TASK DETAILS → Quote every line as written. Omit pictures.
/---
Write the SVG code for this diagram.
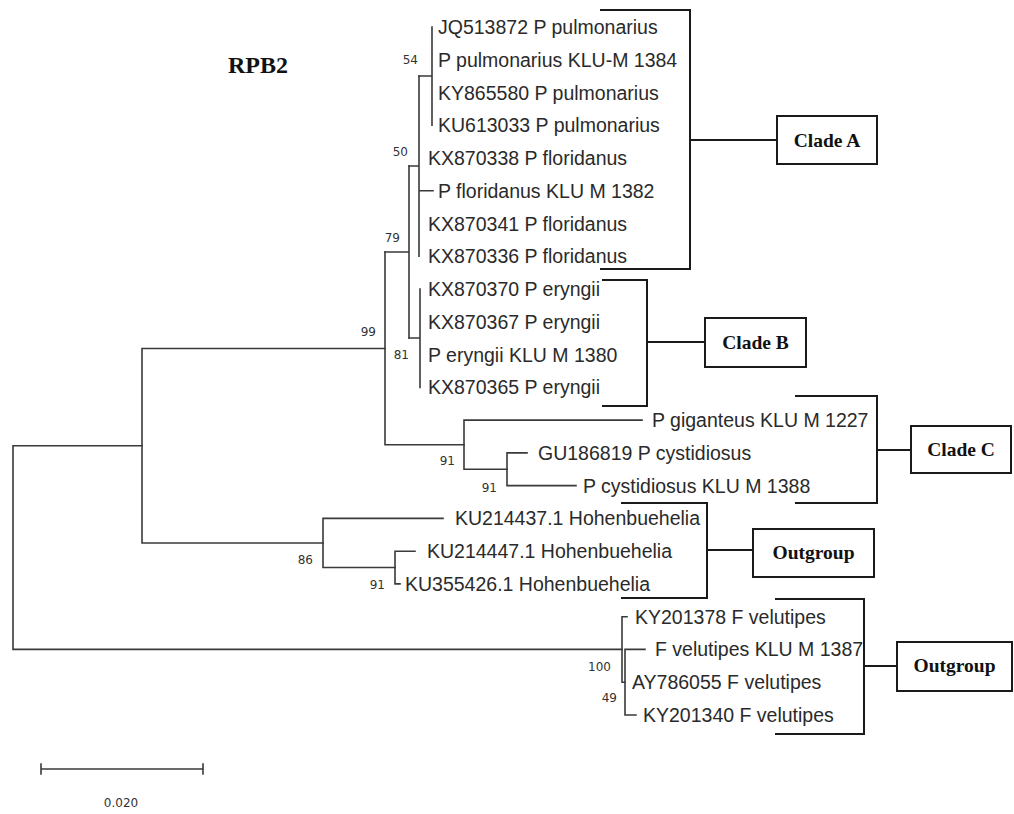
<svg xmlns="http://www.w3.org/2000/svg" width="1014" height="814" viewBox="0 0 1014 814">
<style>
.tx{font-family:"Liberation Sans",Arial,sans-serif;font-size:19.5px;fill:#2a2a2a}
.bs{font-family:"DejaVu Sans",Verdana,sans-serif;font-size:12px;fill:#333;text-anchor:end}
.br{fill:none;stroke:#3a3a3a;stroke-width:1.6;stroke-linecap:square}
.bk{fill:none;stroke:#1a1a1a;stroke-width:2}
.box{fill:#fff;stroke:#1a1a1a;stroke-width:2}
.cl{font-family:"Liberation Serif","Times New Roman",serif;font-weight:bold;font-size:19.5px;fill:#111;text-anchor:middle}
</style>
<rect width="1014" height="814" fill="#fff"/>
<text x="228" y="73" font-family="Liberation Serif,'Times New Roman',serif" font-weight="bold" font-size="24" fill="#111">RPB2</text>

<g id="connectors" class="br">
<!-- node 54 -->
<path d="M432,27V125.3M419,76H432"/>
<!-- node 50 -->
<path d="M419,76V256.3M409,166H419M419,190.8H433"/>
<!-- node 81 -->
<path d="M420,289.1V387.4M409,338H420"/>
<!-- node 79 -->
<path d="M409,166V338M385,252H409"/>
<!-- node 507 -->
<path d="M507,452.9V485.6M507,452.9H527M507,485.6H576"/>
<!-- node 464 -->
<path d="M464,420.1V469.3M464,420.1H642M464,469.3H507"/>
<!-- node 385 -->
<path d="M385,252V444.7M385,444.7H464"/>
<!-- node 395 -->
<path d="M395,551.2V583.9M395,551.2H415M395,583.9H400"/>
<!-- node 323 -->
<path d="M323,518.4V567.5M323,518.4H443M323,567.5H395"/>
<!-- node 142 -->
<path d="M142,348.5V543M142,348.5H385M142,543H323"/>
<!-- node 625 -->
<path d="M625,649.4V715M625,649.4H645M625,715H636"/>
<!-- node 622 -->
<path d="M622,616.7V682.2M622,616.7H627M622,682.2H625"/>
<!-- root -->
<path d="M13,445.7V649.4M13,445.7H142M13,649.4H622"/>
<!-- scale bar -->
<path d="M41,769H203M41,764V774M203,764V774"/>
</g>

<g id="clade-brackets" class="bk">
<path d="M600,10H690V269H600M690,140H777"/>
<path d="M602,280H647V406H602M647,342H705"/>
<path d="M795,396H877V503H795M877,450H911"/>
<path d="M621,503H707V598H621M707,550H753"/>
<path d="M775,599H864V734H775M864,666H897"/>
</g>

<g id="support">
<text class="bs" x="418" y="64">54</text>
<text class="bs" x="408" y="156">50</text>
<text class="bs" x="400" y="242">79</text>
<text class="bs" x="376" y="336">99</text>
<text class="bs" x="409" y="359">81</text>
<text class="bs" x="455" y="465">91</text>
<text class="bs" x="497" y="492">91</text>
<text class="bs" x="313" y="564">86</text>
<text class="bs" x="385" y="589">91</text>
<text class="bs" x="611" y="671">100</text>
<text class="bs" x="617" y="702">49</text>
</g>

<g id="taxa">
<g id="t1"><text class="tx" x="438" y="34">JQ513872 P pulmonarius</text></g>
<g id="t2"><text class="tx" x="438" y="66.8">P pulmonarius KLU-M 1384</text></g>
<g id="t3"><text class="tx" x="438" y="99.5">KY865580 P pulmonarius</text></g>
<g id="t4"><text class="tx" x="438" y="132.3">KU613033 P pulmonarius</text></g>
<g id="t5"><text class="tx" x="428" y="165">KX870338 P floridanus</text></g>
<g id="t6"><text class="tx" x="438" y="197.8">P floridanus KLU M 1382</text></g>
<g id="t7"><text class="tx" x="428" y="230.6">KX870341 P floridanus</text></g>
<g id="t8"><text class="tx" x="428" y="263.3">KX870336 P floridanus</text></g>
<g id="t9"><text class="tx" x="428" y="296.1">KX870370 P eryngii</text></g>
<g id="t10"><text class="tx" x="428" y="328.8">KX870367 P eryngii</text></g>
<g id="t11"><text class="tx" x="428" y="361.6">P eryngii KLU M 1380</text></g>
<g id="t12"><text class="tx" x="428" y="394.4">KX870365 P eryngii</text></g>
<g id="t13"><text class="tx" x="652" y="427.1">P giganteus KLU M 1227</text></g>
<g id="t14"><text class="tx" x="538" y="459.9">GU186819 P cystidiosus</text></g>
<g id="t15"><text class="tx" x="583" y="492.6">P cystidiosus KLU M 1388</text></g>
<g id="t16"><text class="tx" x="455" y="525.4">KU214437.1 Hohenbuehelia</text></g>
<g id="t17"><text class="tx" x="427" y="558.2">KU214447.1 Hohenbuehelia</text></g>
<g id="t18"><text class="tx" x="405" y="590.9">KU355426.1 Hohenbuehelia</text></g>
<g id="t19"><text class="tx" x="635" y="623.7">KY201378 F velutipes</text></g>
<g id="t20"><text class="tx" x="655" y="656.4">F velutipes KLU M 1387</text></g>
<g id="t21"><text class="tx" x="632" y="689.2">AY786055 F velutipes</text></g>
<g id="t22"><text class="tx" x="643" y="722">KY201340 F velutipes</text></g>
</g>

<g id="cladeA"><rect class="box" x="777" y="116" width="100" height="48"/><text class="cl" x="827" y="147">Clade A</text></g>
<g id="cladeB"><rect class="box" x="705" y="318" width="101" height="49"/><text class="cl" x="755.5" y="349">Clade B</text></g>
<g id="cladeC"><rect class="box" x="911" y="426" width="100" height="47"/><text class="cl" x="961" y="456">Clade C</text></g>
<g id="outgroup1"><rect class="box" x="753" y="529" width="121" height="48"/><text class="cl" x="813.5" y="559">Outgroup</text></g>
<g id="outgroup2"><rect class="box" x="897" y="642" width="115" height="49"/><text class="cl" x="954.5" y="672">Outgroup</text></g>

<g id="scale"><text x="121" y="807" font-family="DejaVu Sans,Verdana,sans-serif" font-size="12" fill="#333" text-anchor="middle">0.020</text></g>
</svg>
\---
FULL SOLUTION →
Write the SVG code for this diagram.
<svg xmlns="http://www.w3.org/2000/svg" width="1014" height="814" viewBox="0 0 1014 814">
<style>
.tx{font-family:"Liberation Sans",Arial,sans-serif;font-size:19.5px;fill:#2a2a2a}
.bs{font-family:"DejaVu Sans",Verdana,sans-serif;font-size:12px;fill:#333;text-anchor:end}
.br{fill:none;stroke:#3a3a3a;stroke-width:1.6;stroke-linecap:square}
.bk{fill:none;stroke:#1a1a1a;stroke-width:2}
.box{fill:#fff;stroke:#1a1a1a;stroke-width:2}
.cl{font-family:"Liberation Serif","Times New Roman",serif;font-weight:bold;font-size:19.5px;fill:#111;text-anchor:middle}
</style>
<rect width="1014" height="814" fill="#fff"/>
<text x="228" y="73" font-family="Liberation Serif,'Times New Roman',serif" font-weight="bold" font-size="24" fill="#111">RPB2</text>

<g id="connectors" class="br">
<!-- node 54 -->
<path d="M432,27V125.3M419,76H432"/>
<!-- node 50 -->
<path d="M419,76V256.3M409,166H419M419,190.8H433"/>
<!-- node 81 -->
<path d="M420,289.1V387.4M409,338H420"/>
<!-- node 79 -->
<path d="M409,166V338M385,252H409"/>
<!-- node 507 -->
<path d="M507,452.9V485.6M507,452.9H527M507,485.6H576"/>
<!-- node 464 -->
<path d="M464,420.1V469.3M464,420.1H642M464,469.3H507"/>
<!-- node 385 -->
<path d="M385,252V444.7M385,444.7H464"/>
<!-- node 395 -->
<path d="M395,551.2V583.9M395,551.2H415M395,583.9H400"/>
<!-- node 323 -->
<path d="M323,518.4V567.5M323,518.4H443M323,567.5H395"/>
<!-- node 142 -->
<path d="M142,348.5V543M142,348.5H385M142,543H323"/>
<!-- node 625 -->
<path d="M625,649.4V715M625,649.4H645M625,715H636"/>
<!-- node 622 -->
<path d="M622,616.7V682.2M622,616.7H627M622,682.2H625"/>
<!-- root -->
<path d="M13,445.7V649.4M13,445.7H142M13,649.4H622"/>
<!-- scale bar -->
<path d="M41,769H203M41,764V774M203,764V774"/>
</g>

<g id="clade-brackets" class="bk">
<path d="M600,10H690V269H600M690,140H777"/>
<path d="M602,280H647V406H602M647,342H705"/>
<path d="M795,396H877V503H795M877,450H911"/>
<path d="M621,503H707V598H621M707,550H753"/>
<path d="M775,599H864V734H775M864,666H897"/>
</g>

<g id="support">
<text class="bs" x="418" y="64">54</text>
<text class="bs" x="408" y="156">50</text>
<text class="bs" x="400" y="242">79</text>
<text class="bs" x="376" y="336">99</text>
<text class="bs" x="409" y="359">81</text>
<text class="bs" x="455" y="465">91</text>
<text class="bs" x="497" y="492">91</text>
<text class="bs" x="313" y="564">86</text>
<text class="bs" x="385" y="589">91</text>
<text class="bs" x="611" y="671">100</text>
<text class="bs" x="617" y="702">49</text>
</g>

<g id="taxa">
<g id="t1"><text class="tx" x="438" y="34">JQ513872 P pulmonarius</text></g>
<g id="t2"><text class="tx" x="438" y="66.8">P pulmonarius KLU-M 1384</text></g>
<g id="t3"><text class="tx" x="438" y="99.5">KY865580 P pulmonarius</text></g>
<g id="t4"><text class="tx" x="438" y="132.3">KU613033 P pulmonarius</text></g>
<g id="t5"><text class="tx" x="428" y="165">KX870338 P floridanus</text></g>
<g id="t6"><text class="tx" x="438" y="197.8">P floridanus KLU M 1382</text></g>
<g id="t7"><text class="tx" x="428" y="230.6">KX870341 P floridanus</text></g>
<g id="t8"><text class="tx" x="428" y="263.3">KX870336 P floridanus</text></g>
<g id="t9"><text class="tx" x="428" y="296.1">KX870370 P eryngii</text></g>
<g id="t10"><text class="tx" x="428" y="328.8">KX870367 P eryngii</text></g>
<g id="t11"><text class="tx" x="428" y="361.6">P eryngii KLU M 1380</text></g>
<g id="t12"><text class="tx" x="428" y="394.4">KX870365 P eryngii</text></g>
<g id="t13"><text class="tx" x="652" y="427.1">P giganteus KLU M 1227</text></g>
<g id="t14"><text class="tx" x="538" y="459.9">GU186819 P cystidiosus</text></g>
<g id="t15"><text class="tx" x="583" y="492.6">P cystidiosus KLU M 1388</text></g>
<g id="t16"><text class="tx" x="455" y="525.4">KU214437.1 Hohenbuehelia</text></g>
<g id="t17"><text class="tx" x="427" y="558.2">KU214447.1 Hohenbuehelia</text></g>
<g id="t18"><text class="tx" x="405" y="590.9">KU355426.1 Hohenbuehelia</text></g>
<g id="t19"><text class="tx" x="635" y="623.7">KY201378 F velutipes</text></g>
<g id="t20"><text class="tx" x="655" y="656.4">F velutipes KLU M 1387</text></g>
<g id="t21"><text class="tx" x="632" y="689.2">AY786055 F velutipes</text></g>
<g id="t22"><text class="tx" x="643" y="722">KY201340 F velutipes</text></g>
</g>

<g id="cladeA"><rect class="box" x="777" y="116" width="100" height="48"/><text class="cl" x="827" y="147">Clade A</text></g>
<g id="cladeB"><rect class="box" x="705" y="318" width="101" height="49"/><text class="cl" x="755.5" y="349">Clade B</text></g>
<g id="cladeC"><rect class="box" x="911" y="426" width="100" height="47"/><text class="cl" x="961" y="456">Clade C</text></g>
<g id="outgroup1"><rect class="box" x="753" y="529" width="121" height="48"/><text class="cl" x="813.5" y="559">Outgroup</text></g>
<g id="outgroup2"><rect class="box" x="897" y="642" width="115" height="49"/><text class="cl" x="954.5" y="672">Outgroup</text></g>

<g id="scale"><text x="121" y="807" font-family="DejaVu Sans,Verdana,sans-serif" font-size="12" fill="#333" text-anchor="middle">0.020</text></g>
</svg>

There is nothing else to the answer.